No reservations: how to get more from eating out
It is 30 years since the FT launched Lunch for a Fiver, the restaurant promotion in which 150 restaurants offered a two-course lunch for £5. It was a huge success, filling the participating restaurants during a recession and generating a great deal of goodwill among everybody who took part.
Today, the impact of Brexit, the Covid-19 pandemic and rising energy, labour and food costs have forced many UK restaurants to close. Customers are similarly challenged. Inflation, rising bills and strikes are contributing to a general feeling of uncertainty. One chef told me, “Our customers seem confused, buffeted as it were by a series of bad news stories.”
This is taking place, however, against a situation to which many restaurateurs and chefs have already responded sensibly. Many have decided to work with shorter menus, cutting out extraneous ingredients that proved too costly. Many have decided to close on Mondays which allows them to concentrate on busier, more profitable times of the week. The culmination of this is that the quality of the cooking and the friendliness of the service has never been higher.
But the extent of what an individual restaurateur can do to explain all this, to boost business, is limited. I have a suggestion. It is an initiative without any restrictions, and without any time limits.
This initiative follows a strategy I have now tried three times recently with great success. And, if my reading of the state of the British economy is correct — and the depressing impact this will have on London’s restaurants is as predicted — then I will probably be able to continue this regime for a good while longer. It is this: not to book a table in advance but just to turn up. To become a casual “walk-in”.

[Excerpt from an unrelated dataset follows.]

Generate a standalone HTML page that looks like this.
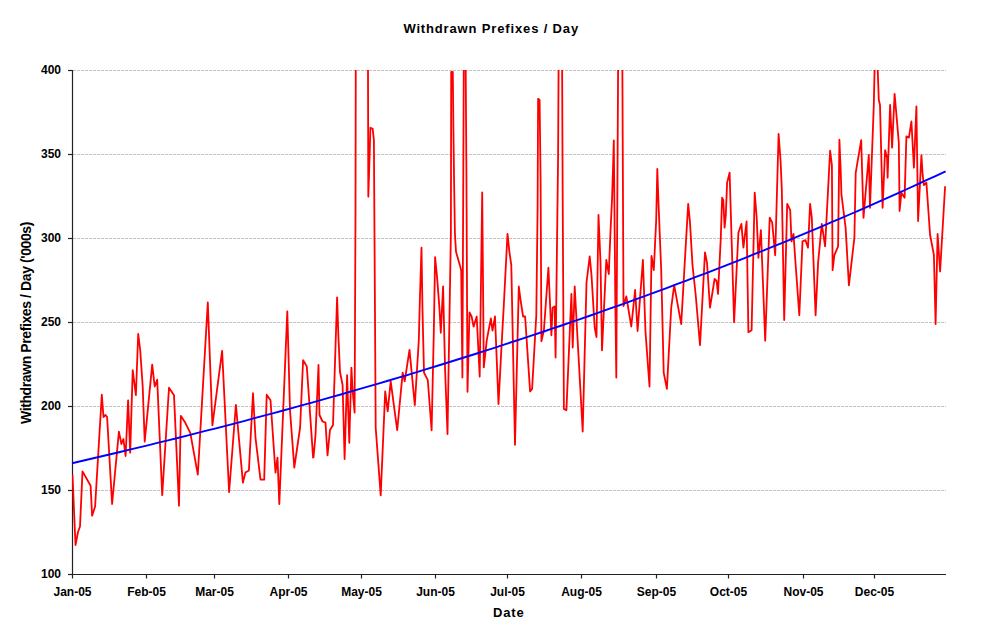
<!DOCTYPE html>
<html><head><meta charset="utf-8"><style>
html,body{margin:0;padding:0;background:#fff;width:984px;height:638px;overflow:hidden}
svg{display:block}
.lbl{font-family:"Liberation Sans",sans-serif;font-weight:bold;font-size:12px;fill:#000}
.ttl{font-family:"Liberation Sans",sans-serif;font-weight:bold;font-size:13px;fill:#000}
</style></head><body>
<svg width="984" height="638" viewBox="0 0 984 638">
<rect x="0" y="0" width="984" height="638" fill="#ffffff"/>
<line x1="73" y1="70.5" x2="946" y2="70.5" stroke="#c4c4c4" stroke-width="1" stroke-dasharray="3,1"/>
<line x1="73" y1="154.5" x2="946" y2="154.5" stroke="#c4c4c4" stroke-width="1" stroke-dasharray="3,1"/>
<line x1="73" y1="238.5" x2="946" y2="238.5" stroke="#c4c4c4" stroke-width="1" stroke-dasharray="3,1"/>
<line x1="73" y1="322.5" x2="946" y2="322.5" stroke="#c4c4c4" stroke-width="1" stroke-dasharray="3,1"/>
<line x1="73" y1="406.5" x2="946" y2="406.5" stroke="#c4c4c4" stroke-width="1" stroke-dasharray="3,1"/>
<line x1="73" y1="490.5" x2="946" y2="490.5" stroke="#c4c4c4" stroke-width="1" stroke-dasharray="3,1"/>
<line x1="72.5" y1="70" x2="72.5" y2="575" stroke="#222" stroke-width="1.2"/>
<line x1="72" y1="574.5" x2="946" y2="574.5" stroke="#222" stroke-width="1.2"/>
<line x1="68" y1="70.5" x2="72" y2="70.5" stroke="#222" stroke-width="1.2"/>
<text x="61" y="73.5" text-anchor="end" class="lbl">400</text>
<line x1="68" y1="154.5" x2="72" y2="154.5" stroke="#222" stroke-width="1.2"/>
<text x="61" y="157.5" text-anchor="end" class="lbl">350</text>
<line x1="68" y1="238.5" x2="72" y2="238.5" stroke="#222" stroke-width="1.2"/>
<text x="61" y="241.5" text-anchor="end" class="lbl">300</text>
<line x1="68" y1="322.5" x2="72" y2="322.5" stroke="#222" stroke-width="1.2"/>
<text x="61" y="325.5" text-anchor="end" class="lbl">250</text>
<line x1="68" y1="406.5" x2="72" y2="406.5" stroke="#222" stroke-width="1.2"/>
<text x="61" y="409.5" text-anchor="end" class="lbl">200</text>
<line x1="68" y1="490.5" x2="72" y2="490.5" stroke="#222" stroke-width="1.2"/>
<text x="61" y="493.5" text-anchor="end" class="lbl">150</text>
<line x1="68" y1="574.5" x2="72" y2="574.5" stroke="#222" stroke-width="1.2"/>
<text x="61" y="577.5" text-anchor="end" class="lbl">100</text>
<line x1="72.5" y1="574" x2="72.5" y2="578.5" stroke="#222" stroke-width="1.2"/>
<text x="72.5" y="595.5" text-anchor="middle" class="lbl">Jan-05</text>
<line x1="146.5" y1="574" x2="146.5" y2="578.5" stroke="#222" stroke-width="1.2"/>
<text x="146.5" y="595.5" text-anchor="middle" class="lbl">Feb-05</text>
<line x1="214.5" y1="574" x2="214.5" y2="578.5" stroke="#222" stroke-width="1.2"/>
<text x="214.5" y="595.5" text-anchor="middle" class="lbl">Mar-05</text>
<line x1="288.5" y1="574" x2="288.5" y2="578.5" stroke="#222" stroke-width="1.2"/>
<text x="288.5" y="595.5" text-anchor="middle" class="lbl">Apr-05</text>
<line x1="361.5" y1="574" x2="361.5" y2="578.5" stroke="#222" stroke-width="1.2"/>
<text x="361.5" y="595.5" text-anchor="middle" class="lbl">May-05</text>
<line x1="435.5" y1="574" x2="435.5" y2="578.5" stroke="#222" stroke-width="1.2"/>
<text x="435.5" y="595.5" text-anchor="middle" class="lbl">Jun-05</text>
<line x1="507.5" y1="574" x2="507.5" y2="578.5" stroke="#222" stroke-width="1.2"/>
<text x="507.5" y="595.5" text-anchor="middle" class="lbl">Jul-05</text>
<line x1="581.5" y1="574" x2="581.5" y2="578.5" stroke="#222" stroke-width="1.2"/>
<text x="581.5" y="595.5" text-anchor="middle" class="lbl">Aug-05</text>
<line x1="656.5" y1="574" x2="656.5" y2="578.5" stroke="#222" stroke-width="1.2"/>
<text x="656.5" y="595.5" text-anchor="middle" class="lbl">Sep-05</text>
<line x1="728.5" y1="574" x2="728.5" y2="578.5" stroke="#222" stroke-width="1.2"/>
<text x="728.5" y="595.5" text-anchor="middle" class="lbl">Oct-05</text>
<line x1="803.5" y1="574" x2="803.5" y2="578.5" stroke="#222" stroke-width="1.2"/>
<text x="803.5" y="595.5" text-anchor="middle" class="lbl">Nov-05</text>
<line x1="874.5" y1="574" x2="874.5" y2="578.5" stroke="#222" stroke-width="1.2"/>
<text x="874.5" y="595.5" text-anchor="middle" class="lbl">Dec-05</text>
<text x="491.2" y="33" text-anchor="middle" class="ttl" letter-spacing="0.85">Withdrawn Prefixes / Day</text>
<text x="508.8" y="617" text-anchor="middle" class="ttl" letter-spacing="0.9">Date</text>
<text transform="translate(31.4,323) rotate(-90)" x="0" y="0" text-anchor="middle" class="ttl" style="font-size:14px" letter-spacing="-0.4">Withdrawn Prefixes / Day ('000s)</text>
<defs><clipPath id="pa"><rect x="72" y="70" width="876" height="505"/></clipPath></defs>
<polyline clip-path="url(#pa)" points="72.5,475.0 75.5,545.0 78.0,532.0 80.0,526.5 82.5,471.4 90.6,485.7 92.1,515.7 95.1,506.5 101.8,394.7 103.5,417.0 105.5,415.0 107.1,417.0 112.1,504.0 118.9,431.6 121.4,444.0 123.4,439.0 125.6,456.0 128.1,400.3 130.2,452.6 132.7,370.2 135.9,395.2 138.2,333.8 140.2,350.0 142.7,386.5 144.7,441.6 152.2,364.7 154.7,386.5 157.2,379.7 162.2,495.2 169.0,387.7 174.0,395.2 179.0,505.7 180.8,415.8 185.3,422.8 190.3,432.8 197.8,474.6 207.8,302.5 212.4,425.3 222.1,350.9 229.1,492.2 235.9,404.8 242.9,482.7 245.4,472.6 248.9,470.5 253.0,393.2 255.5,437.8 260.5,479.6 264.2,479.6 266.7,394.7 270.5,400.3 275.5,472.6 277.5,457.6 279.3,504.0 287.3,311.3 290.0,410.3 294.3,467.6 300.1,427.5 303.1,360.2 306.8,366.4 313.1,457.6 313.5,457.3 315.5,435.0 318.5,365.0 319.5,415.0 322.5,421.5 325.5,422.7 327.5,455.3 330.0,430.0 333.0,425.0 337.1,297.3 338.3,334.0 340.0,372.0 342.6,385.0 344.6,459.0 347.1,375.1 349.3,442.8 351.4,367.6 352.6,390.0 354.6,412.7 355.5,213.0 356.6,-400.0 366.9,-400.0 368.3,196.6 369.8,150.0 370.4,127.7 372.7,128.9 373.9,140.2 375.7,427.7 380.7,495.4 385.2,391.4 387.7,411.4 390.7,381.4 397.2,430.2 402.7,372.6 404.7,381.4 409.5,349.8 414.8,405.2 418.8,340.3 420.0,295.2 421.5,247.6 422.5,310.2 424.0,372.6 427.8,380.1 431.6,430.3 433.8,332.8 435.1,257.1 437.1,277.6 439.6,310.2 440.8,332.8 443.1,286.4 445.1,370.0 447.5,434.0 450.9,232.5 451.2,72.0 452.8,72.0 453.4,127.7 454.1,182.2 454.9,233.0 456.0,251.7 459.8,264.9 461.2,270.5 462.4,377.6 464.5,-100.0 466.4,169.0 467.5,391.8 469.5,312.4 471.6,316.5 473.6,326.7 476.7,316.5 479.7,376.6 482.2,192.5 483.8,367.4 486.8,339.9 490.9,318.5 492.5,330.7 495.0,316.5 498.5,404.0 501.3,350.4 503.8,305.3 507.5,233.8 509.5,252.6 511.3,265.2 515.0,444.8 518.8,286.5 520.6,300.3 523.1,316.5 525.1,316.5 530.1,391.4 532.1,389.0 536.3,315.3 537.6,207.9 538.1,98.8 539.6,100.0 540.6,181.6 541.4,341.3 543.9,330.3 548.4,267.7 550.1,305.3 551.4,335.3 552.6,307.8 554.6,306.5 555.6,357.6 558.1,156.5 559.2,-50.0 561.6,-50.0 562.7,200.0 563.9,408.9 566.4,410.2 571.4,294.0 572.7,347.5 574.7,286.5 576.4,317.8 582.7,431.5 586.5,282.7 589.7,256.4 591.5,275.2 594.7,327.8 596.5,337.0 598.5,215.0 600.5,262.0 602.0,350.3 606.3,260.0 608.8,274.0 609.6,253.0 610.6,229.0 612.0,200.0 613.0,169.0 613.8,140.5 615.3,300.0 616.3,377.5 618.8,-50.0 621.8,-50.0 623.5,306.0 626.3,296.4 631.3,326.5 635.1,290.0 637.6,331.0 642.9,260.0 645.5,332.0 649.5,386.5 651.5,256.0 653.8,270.0 656.2,220.0 657.3,169.0 658.3,197.8 661.2,270.0 663.7,372.6 666.9,388.9 671.2,307.8 674.2,285.2 681.2,324.1 686.2,237.6 688.2,203.8 690.0,222.6 692.5,265.2 695.7,295.0 700.0,345.2 705.0,252.3 707.0,262.8 710.0,307.6 714.6,279.0 716.6,281.0 718.0,294.0 720.8,237.7 722.1,197.6 723.3,200.1 724.6,227.7 725.8,215.2 727.1,182.6 729.6,172.6 734.1,322.1 738.4,232.7 741.4,223.9 743.4,247.7 746.6,221.4 748.4,332.2 751.6,330.2 754.7,192.6 756.7,217.7 758.4,257.8 760.9,230.2 765.2,340.7 769.7,217.7 772.2,222.7 775.2,255.3 778.6,133.9 780.6,161.5 781.8,189.0 784.2,320.1 787.2,203.9 790.2,210.2 791.5,241.4 793.5,233.9 795.5,262.7 799.3,315.3 802.5,241.4 805.5,240.2 808.0,247.7 810.1,203.8 811.8,217.6 815.6,315.3 818.1,262.7 821.8,223.9 825.1,246.4 830.1,150.7 831.9,165.3 832.6,270.2 834.4,255.2 838.1,246.4 839.4,139.7 840.6,167.8 841.5,195.0 845.6,227.6 848.9,285.3 854.4,237.6 855.7,172.8 861.2,140.2 863.5,217.8 868.8,155.0 870.0,207.8 873.8,105.0 875.0,50.0 877.0,50.0 878.8,100.0 880.0,105.0 882.6,207.8 885.1,150.2 887.1,157.7 887.6,177.7 890.1,105.0 892.1,147.6 894.6,93.8 897.1,122.6 898.8,142.6 899.6,211.0 901.4,192.8 904.6,197.8 906.4,136.4 908.9,137.6 911.4,121.3 913.9,167.7 916.4,106.3 918.1,221.0 921.4,155.2 922.7,175.2 923.9,185.2 926.4,182.7 930.1,235.0 933.9,255.0 935.6,324.0 937.6,234.0 940.1,271.5 945.1,186.3" fill="none" stroke="#ff0000" stroke-width="1.8" stroke-linejoin="round"/>
<polyline points="72.0,463.2 81.6,461.0 91.2,458.8 100.8,456.5 110.4,454.3 120.0,452.0 129.6,449.7 139.2,447.4 148.8,445.1 158.4,442.7 168.0,440.4 177.6,438.0 187.2,435.6 196.8,433.2 206.4,430.7 216.0,428.3 225.6,425.8 235.2,423.3 244.8,420.8 254.4,418.2 264.0,415.7 273.6,413.1 283.2,410.5 292.8,407.9 302.4,405.2 312.0,402.6 321.6,399.9 331.2,397.2 340.8,394.5 350.4,391.7 360.0,388.9 369.6,386.1 379.2,383.3 388.8,380.5 398.4,377.6 408.0,374.8 417.6,371.9 427.2,368.9 436.8,366.0 446.4,363.0 456.0,360.0 465.6,357.0 475.2,354.0 484.8,350.9 494.4,347.8 504.0,344.7 513.6,341.5 523.2,338.4 532.8,335.2 542.4,332.0 552.0,328.7 561.6,325.5 571.2,322.2 580.8,318.9 590.4,315.5 600.0,312.1 609.6,308.7 619.2,305.3 628.8,301.9 638.4,298.4 648.0,294.9 657.6,291.4 667.2,287.8 676.8,284.2 686.4,280.6 696.0,276.9 705.6,273.3 715.2,269.6 724.8,265.8 734.4,262.1 744.0,258.3 753.6,254.4 763.2,250.6 772.8,246.7 782.4,242.8 792.0,238.8 801.6,234.9 811.2,230.9 820.8,226.8 830.4,222.7 840.0,218.6 849.6,214.5 859.2,210.3 868.8,206.1 878.4,201.9 888.0,197.6 897.6,193.3 907.2,189.0 916.8,184.6 926.4,180.2 936.0,175.8 945.6,171.3" fill="none" stroke="#0000ff" stroke-width="1.9"/>
</svg></body></html>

The first of my three recent London experiences was when we were walking back to King’s Cross early one evening and decided to try our luck at Supawan, a favourite Thai restaurant on the Caledonian Road. I remember a feeling of slight nervousness as we stood by the receptionist and explained that we did not have a reservation. And then I recall her smiling at us and saying the magic words, “Of course. Please follow me,” which we did and were seated at a table with a view.

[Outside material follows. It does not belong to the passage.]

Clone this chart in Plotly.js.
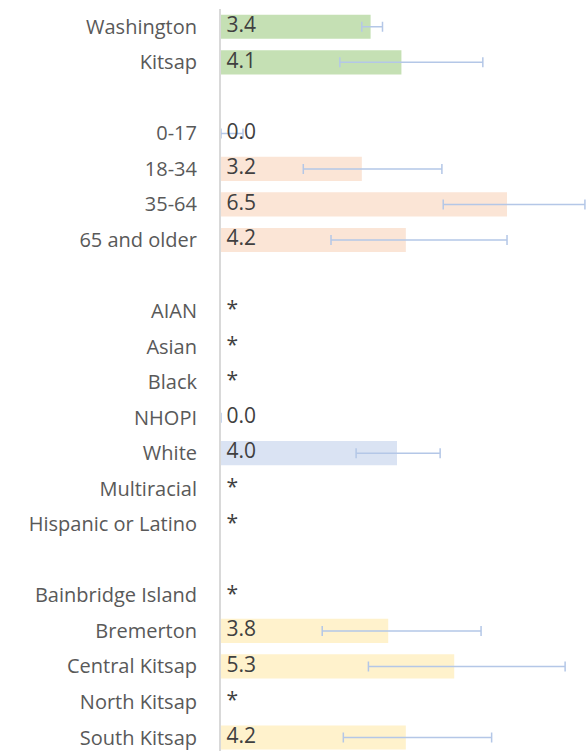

We ate and drank well. But I felt that there was something more that we had done well. We had won, in a fashion. We had got into the restaurant, at a time that suited us. We had been made very welcome. And we had a good time.
Part of the pleasure lay in not having to battle with any online reservation system. Please don’t get me wrong. I like them and, as someone who spends most of his working day at a laptop, I admire their convenience. If I were still a restaurateur, I would definitely use one. But I dislike their lack of flexibility compared to the pen and paper system (I recall a receptionist at a very popular New York restaurant 20 years ago telling me that doing his job was “like playing three dimensional chess”). With online systems, too often the most popular booking times are routinely blocked off when in reality they are not actually booked.
At the new St John in Marylebone I tried to book for 1.30pm but was told there were no tables available. I was allowed to book for 2pm but turned up early, just after 1.30pm, expecting to wait. But there were several tables available, including ours, where we enjoyed the famous St John minimal experience. Deep-fried, very cheesy rarebit followed by Eccles cake with Lancashire cheese made for a satisfying Saturday lunch.
The third highly enjoyable meal as a walk-in was at the recently opened Honey & Co on Lamb’s Conduit Street, where I had tried and failed to book online a few weeks earlier. En route from a wine tasting to the nearby Curzon cinema we wandered down the street initially planning to go to Noble Rot opposite. But the opportunity to try somewhere new beckoned and we walked in — to the same, extremely warm welcome and the same standard of good food and interesting wine as the original Honey & Co in Warren Street.
This is a practice I intend to continue over the coming months, a time when no one, either in retail or hospitality, is too confident of demand. The small silver lining for UK restaurateurs is that the relatively weak pound should, at least, continue to make London, and the rest of the country, attractive to overseas visitors. (The seven-course menu exceptional at the Waterside Inn in Bray, for instance, is priced at £235, or €270; a similar menu at Maison Troisgros in Ouches, south-east France costs €340. Both restaurants have three stars in the Michelin Guide.)
There is one other additional factor to be considered. Over the past 15 years, the number of restaurants of every description in the UK has increased significantly as hospitality, in the broadest sense of the term, was initially seen as an adjunct to retail. But more recently, as retail has faltered under the effect of first online shopping and then Covid-19, hospitality has been seen as a replacement for failing retail.
Consequently, a large number of what were once retail spaces have been converted by their landlords into spaces that can accommodate hospitality. The biggest and most obvious challenge in doing this is installation of the extraction system required by a busy kitchen, but numerous landlords in major cities have put up the required capital to allow for this change of use. As a result, there are now far more potential restaurant seats available.
They are available to everyone, but in particular for anyone, like me, who cares to “walk in” — without a reservation.